▶ [Exercise inputs]
▼
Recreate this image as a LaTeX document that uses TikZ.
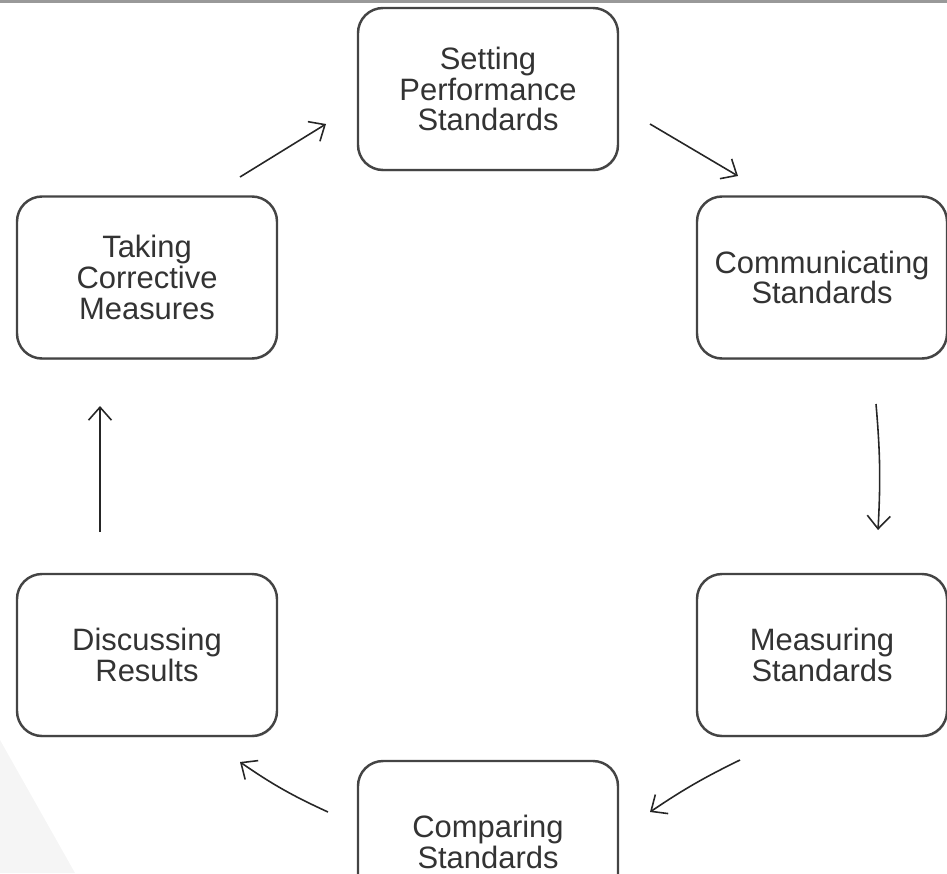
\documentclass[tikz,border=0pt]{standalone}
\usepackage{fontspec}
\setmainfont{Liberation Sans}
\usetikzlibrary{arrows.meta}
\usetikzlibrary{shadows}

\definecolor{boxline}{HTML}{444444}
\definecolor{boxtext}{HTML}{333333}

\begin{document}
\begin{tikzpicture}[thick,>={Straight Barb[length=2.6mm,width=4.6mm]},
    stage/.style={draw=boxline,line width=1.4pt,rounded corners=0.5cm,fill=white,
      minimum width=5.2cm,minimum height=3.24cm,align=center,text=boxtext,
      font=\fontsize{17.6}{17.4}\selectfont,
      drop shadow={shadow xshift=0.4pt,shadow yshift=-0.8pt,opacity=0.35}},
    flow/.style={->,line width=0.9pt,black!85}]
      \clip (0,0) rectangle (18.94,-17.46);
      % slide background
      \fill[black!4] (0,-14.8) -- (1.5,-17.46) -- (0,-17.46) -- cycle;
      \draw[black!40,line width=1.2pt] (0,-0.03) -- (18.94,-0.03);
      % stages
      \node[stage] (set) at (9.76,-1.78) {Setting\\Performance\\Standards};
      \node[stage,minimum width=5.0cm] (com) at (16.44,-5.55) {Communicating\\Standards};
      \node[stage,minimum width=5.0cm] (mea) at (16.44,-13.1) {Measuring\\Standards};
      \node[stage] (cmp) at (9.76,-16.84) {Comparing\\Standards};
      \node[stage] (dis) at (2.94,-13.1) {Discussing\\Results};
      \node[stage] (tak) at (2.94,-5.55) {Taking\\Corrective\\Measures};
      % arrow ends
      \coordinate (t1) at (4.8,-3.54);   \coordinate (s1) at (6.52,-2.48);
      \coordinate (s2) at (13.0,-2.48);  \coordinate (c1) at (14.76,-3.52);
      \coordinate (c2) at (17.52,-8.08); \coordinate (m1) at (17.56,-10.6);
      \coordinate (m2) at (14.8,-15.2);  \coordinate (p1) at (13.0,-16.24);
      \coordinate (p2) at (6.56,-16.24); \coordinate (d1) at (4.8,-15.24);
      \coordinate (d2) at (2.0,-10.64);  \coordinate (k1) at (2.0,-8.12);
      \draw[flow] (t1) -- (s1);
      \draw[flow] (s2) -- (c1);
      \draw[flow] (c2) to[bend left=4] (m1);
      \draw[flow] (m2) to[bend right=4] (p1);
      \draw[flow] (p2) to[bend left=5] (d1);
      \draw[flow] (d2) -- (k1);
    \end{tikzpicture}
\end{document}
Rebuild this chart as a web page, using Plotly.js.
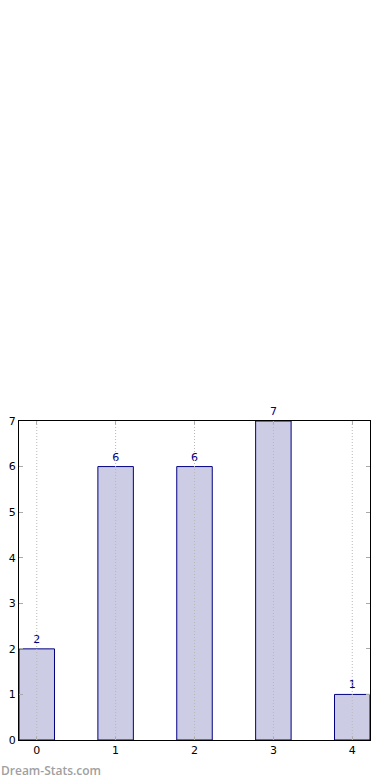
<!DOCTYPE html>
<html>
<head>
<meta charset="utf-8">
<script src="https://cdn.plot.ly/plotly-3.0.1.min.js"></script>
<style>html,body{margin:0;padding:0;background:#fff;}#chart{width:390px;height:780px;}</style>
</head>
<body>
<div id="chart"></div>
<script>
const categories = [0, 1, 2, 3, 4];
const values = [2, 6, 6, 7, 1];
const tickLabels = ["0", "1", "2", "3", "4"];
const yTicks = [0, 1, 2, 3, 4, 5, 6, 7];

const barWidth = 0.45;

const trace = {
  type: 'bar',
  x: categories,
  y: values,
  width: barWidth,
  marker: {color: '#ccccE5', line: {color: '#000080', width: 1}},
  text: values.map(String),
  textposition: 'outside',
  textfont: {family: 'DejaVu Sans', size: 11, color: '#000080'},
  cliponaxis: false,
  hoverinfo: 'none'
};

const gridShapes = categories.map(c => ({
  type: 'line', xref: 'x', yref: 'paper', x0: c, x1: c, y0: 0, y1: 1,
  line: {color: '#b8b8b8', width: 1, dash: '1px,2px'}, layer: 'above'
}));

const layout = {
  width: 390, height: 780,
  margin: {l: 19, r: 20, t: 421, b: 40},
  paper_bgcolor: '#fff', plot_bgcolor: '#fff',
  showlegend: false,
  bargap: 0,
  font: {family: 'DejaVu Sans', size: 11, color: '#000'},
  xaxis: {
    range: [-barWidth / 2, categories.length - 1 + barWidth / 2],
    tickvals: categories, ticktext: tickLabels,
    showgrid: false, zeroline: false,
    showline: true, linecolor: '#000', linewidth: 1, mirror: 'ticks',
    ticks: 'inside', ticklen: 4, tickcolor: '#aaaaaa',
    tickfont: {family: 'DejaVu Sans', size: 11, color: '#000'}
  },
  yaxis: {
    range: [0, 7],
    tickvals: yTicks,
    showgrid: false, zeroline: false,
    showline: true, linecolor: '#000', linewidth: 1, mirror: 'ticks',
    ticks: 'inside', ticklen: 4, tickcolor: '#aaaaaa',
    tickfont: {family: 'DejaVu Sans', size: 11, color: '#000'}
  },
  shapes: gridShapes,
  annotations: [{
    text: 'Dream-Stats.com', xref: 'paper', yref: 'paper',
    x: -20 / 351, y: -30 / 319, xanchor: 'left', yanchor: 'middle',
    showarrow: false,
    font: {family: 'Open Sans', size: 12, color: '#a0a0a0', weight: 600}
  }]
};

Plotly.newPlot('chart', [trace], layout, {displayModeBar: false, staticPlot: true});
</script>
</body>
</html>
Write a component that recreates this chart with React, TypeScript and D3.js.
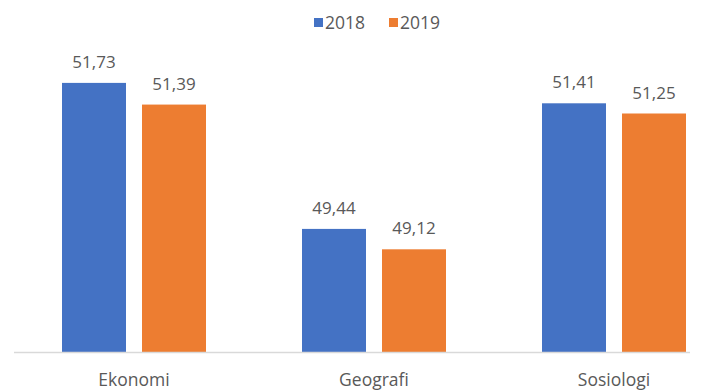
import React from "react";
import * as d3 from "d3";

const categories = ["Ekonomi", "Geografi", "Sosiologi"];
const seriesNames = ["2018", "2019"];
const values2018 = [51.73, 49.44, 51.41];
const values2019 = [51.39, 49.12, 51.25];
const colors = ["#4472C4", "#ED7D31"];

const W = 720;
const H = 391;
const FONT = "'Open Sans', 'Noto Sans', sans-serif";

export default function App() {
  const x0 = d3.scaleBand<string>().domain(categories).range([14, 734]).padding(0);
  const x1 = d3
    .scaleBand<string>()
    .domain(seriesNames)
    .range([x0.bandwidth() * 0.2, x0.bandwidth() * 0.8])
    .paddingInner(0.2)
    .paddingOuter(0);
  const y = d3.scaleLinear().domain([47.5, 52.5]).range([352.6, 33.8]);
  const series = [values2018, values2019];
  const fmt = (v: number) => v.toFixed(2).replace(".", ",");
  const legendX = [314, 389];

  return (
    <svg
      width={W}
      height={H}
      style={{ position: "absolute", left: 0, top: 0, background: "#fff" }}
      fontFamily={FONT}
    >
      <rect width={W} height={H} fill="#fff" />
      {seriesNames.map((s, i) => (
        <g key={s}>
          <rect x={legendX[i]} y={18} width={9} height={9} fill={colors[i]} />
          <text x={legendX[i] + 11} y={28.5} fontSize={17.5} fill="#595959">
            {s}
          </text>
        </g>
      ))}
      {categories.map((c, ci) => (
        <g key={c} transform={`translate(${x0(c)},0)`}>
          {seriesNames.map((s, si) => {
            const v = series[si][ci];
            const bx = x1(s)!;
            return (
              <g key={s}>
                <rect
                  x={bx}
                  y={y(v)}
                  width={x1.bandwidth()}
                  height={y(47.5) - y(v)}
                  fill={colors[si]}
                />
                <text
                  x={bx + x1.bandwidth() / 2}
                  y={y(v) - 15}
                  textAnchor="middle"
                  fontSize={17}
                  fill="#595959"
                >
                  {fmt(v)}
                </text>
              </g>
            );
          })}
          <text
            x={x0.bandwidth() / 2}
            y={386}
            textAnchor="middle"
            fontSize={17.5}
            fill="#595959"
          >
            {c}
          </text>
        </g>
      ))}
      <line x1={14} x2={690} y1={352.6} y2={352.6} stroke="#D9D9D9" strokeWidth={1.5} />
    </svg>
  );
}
▲
▶ [Instructions to follow] Write out the data precisely as given, excluding the pictures.

▶ [Response to the exercise]
Recreate this image as a LaTeX document that uses TikZ.
\documentclass[tikz,border=0pt]{standalone}
\usepackage{fontspec}
\setmainfont{Liberation Sans}
\usetikzlibrary{arrows.meta}
\usetikzlibrary{shadows}

\definecolor{boxline}{HTML}{444444}
\definecolor{boxtext}{HTML}{333333}

\begin{document}
\begin{tikzpicture}[thick,>={Straight Barb[length=2.6mm,width=4.6mm]},
    stage/.style={draw=boxline,line width=1.4pt,rounded corners=0.5cm,fill=white,
      minimum width=5.2cm,minimum height=3.24cm,align=center,text=boxtext,
      font=\fontsize{17.6}{17.4}\selectfont,
      drop shadow={shadow xshift=0.4pt,shadow yshift=-0.8pt,opacity=0.35}},
    flow/.style={->,line width=0.9pt,black!85}]
      \clip (0,0) rectangle (18.94,-17.46);
      % slide background
      \fill[black!4] (0,-14.8) -- (1.5,-17.46) -- (0,-17.46) -- cycle;
      \draw[black!40,line width=1.2pt] (0,-0.03) -- (18.94,-0.03);
      % stages
      \node[stage] (set) at (9.76,-1.78) {Setting\\Performance\\Standards};
      \node[stage,minimum width=5.0cm] (com) at (16.44,-5.55) {Communicating\\Standards};
      \node[stage,minimum width=5.0cm] (mea) at (16.44,-13.1) {Measuring\\Standards};
      \node[stage] (cmp) at (9.76,-16.84) {Comparing\\Standards};
      \node[stage] (dis) at (2.94,-13.1) {Discussing\\Results};
      \node[stage] (tak) at (2.94,-5.55) {Taking\\Corrective\\Measures};
      % arrow ends
      \coordinate (t1) at (4.8,-3.54);   \coordinate (s1) at (6.52,-2.48);
      \coordinate (s2) at (13.0,-2.48);  \coordinate (c1) at (14.76,-3.52);
      \coordinate (c2) at (17.52,-8.08); \coordinate (m1) at (17.56,-10.6);
      \coordinate (m2) at (14.8,-15.2);  \coordinate (p1) at (13.0,-16.24);
      \coordinate (p2) at (6.56,-16.24); \coordinate (d1) at (4.8,-15.24);
      \coordinate (d2) at (2.0,-10.64);  \coordinate (k1) at (2.0,-8.12);
      \draw[flow] (t1) -- (s1);
      \draw[flow] (s2) -- (c1);
      \draw[flow] (c2) to[bend left=4] (m1);
      \draw[flow] (m2) to[bend right=4] (p1);
      \draw[flow] (p2) to[bend left=5] (d1);
      \draw[flow] (d2) -- (k1);
    \end{tikzpicture}
\end{document}
Rebuild this chart as a web page, using Plotly.js.
<!DOCTYPE html>
<html>
<head>
<meta charset="utf-8">
<script src="https://cdn.plot.ly/plotly-3.0.1.min.js"></script>
<style>html,body{margin:0;padding:0;background:#fff;}#chart{width:390px;height:780px;}</style>
</head>
<body>
<div id="chart"></div>
<script>
const categories = [0, 1, 2, 3, 4];
const values = [2, 6, 6, 7, 1];
const tickLabels = ["0", "1", "2", "3", "4"];
const yTicks = [0, 1, 2, 3, 4, 5, 6, 7];

const barWidth = 0.45;

const trace = {
  type: 'bar',
  x: categories,
  y: values,
  width: barWidth,
  marker: {color: '#ccccE5', line: {color: '#000080', width: 1}},
  text: values.map(String),
  textposition: 'outside',
  textfont: {family: 'DejaVu Sans', size: 11, color: '#000080'},
  cliponaxis: false,
  hoverinfo: 'none'
};

const gridShapes = categories.map(c => ({
  type: 'line', xref: 'x', yref: 'paper', x0: c, x1: c, y0: 0, y1: 1,
  line: {color: '#b8b8b8', width: 1, dash: '1px,2px'}, layer: 'above'
}));

const layout = {
  width: 390, height: 780,
  margin: {l: 19, r: 20, t: 421, b: 40},
  paper_bgcolor: '#fff', plot_bgcolor: '#fff',
  showlegend: false,
  bargap: 0,
  font: {family: 'DejaVu Sans', size: 11, color: '#000'},
  xaxis: {
    range: [-barWidth / 2, categories.length - 1 + barWidth / 2],
    tickvals: categories, ticktext: tickLabels,
    showgrid: false, zeroline: false,
    showline: true, linecolor: '#000', linewidth: 1, mirror: 'ticks',
    ticks: 'inside', ticklen: 4, tickcolor: '#aaaaaa',
    tickfont: {family: 'DejaVu Sans', size: 11, color: '#000'}
  },
  yaxis: {
    range: [0, 7],
    tickvals: yTicks,
    showgrid: false, zeroline: false,
    showline: true, linecolor: '#000', linewidth: 1, mirror: 'ticks',
    ticks: 'inside', ticklen: 4, tickcolor: '#aaaaaa',
    tickfont: {family: 'DejaVu Sans', size: 11, color: '#000'}
  },
  shapes: gridShapes,
  annotations: [{
    text: 'Dream-Stats.com', xref: 'paper', yref: 'paper',
    x: -20 / 351, y: -30 / 319, xanchor: 'left', yanchor: 'middle',
    showarrow: false,
    font: {family: 'Open Sans', size: 12, color: '#a0a0a0', weight: 600}
  }]
};

Plotly.newPlot('chart', [trace], layout, {displayModeBar: false, staticPlot: true});
</script>
</body>
</html>
Write a component that recreates this chart with React, TypeScript and D3.js.
import React from "react";
import * as d3 from "d3";

const categories = ["Ekonomi", "Geografi", "Sosiologi"];
const seriesNames = ["2018", "2019"];
const values2018 = [51.73, 49.44, 51.41];
const values2019 = [51.39, 49.12, 51.25];
const colors = ["#4472C4", "#ED7D31"];

const W = 720;
const H = 391;
const FONT = "'Open Sans', 'Noto Sans', sans-serif";

export default function App() {
  const x0 = d3.scaleBand<string>().domain(categories).range([14, 734]).padding(0);
  const x1 = d3
    .scaleBand<string>()
    .domain(seriesNames)
    .range([x0.bandwidth() * 0.2, x0.bandwidth() * 0.8])
    .paddingInner(0.2)
    .paddingOuter(0);
  const y = d3.scaleLinear().domain([47.5, 52.5]).range([352.6, 33.8]);
  const series = [values2018, values2019];
  const fmt = (v: number) => v.toFixed(2).replace(".", ",");
  const legendX = [314, 389];

  return (
    <svg
      width={W}
      height={H}
      style={{ position: "absolute", left: 0, top: 0, background: "#fff" }}
      fontFamily={FONT}
    >
      <rect width={W} height={H} fill="#fff" />
      {seriesNames.map((s, i) => (
        <g key={s}>
          <rect x={legendX[i]} y={18} width={9} height={9} fill={colors[i]} />
          <text x={legendX[i] + 11} y={28.5} fontSize={17.5} fill="#595959">
            {s}
          </text>
        </g>
      ))}
      {categories.map((c, ci) => (
        <g key={c} transform={`translate(${x0(c)},0)`}>
          {seriesNames.map((s, si) => {
            const v = series[si][ci];
            const bx = x1(s)!;
            return (
              <g key={s}>
                <rect
                  x={bx}
                  y={y(v)}
                  width={x1.bandwidth()}
                  height={y(47.5) - y(v)}
                  fill={colors[si]}
                />
                <text
                  x={bx + x1.bandwidth() / 2}
                  y={y(v) - 15}
                  textAnchor="middle"
                  fontSize={17}
                  fill="#595959"
                >
                  {fmt(v)}
                </text>
              </g>
            );
          })}
          <text
            x={x0.bandwidth() / 2}
            y={386}
            textAnchor="middle"
            fontSize={17.5}
            fill="#595959"
          >
            {c}
          </text>
        </g>
      ))}
      <line x1={14} x2={690} y1={352.6} y2={352.6} stroke="#D9D9D9" strokeWidth={1.5} />
    </svg>
  );
}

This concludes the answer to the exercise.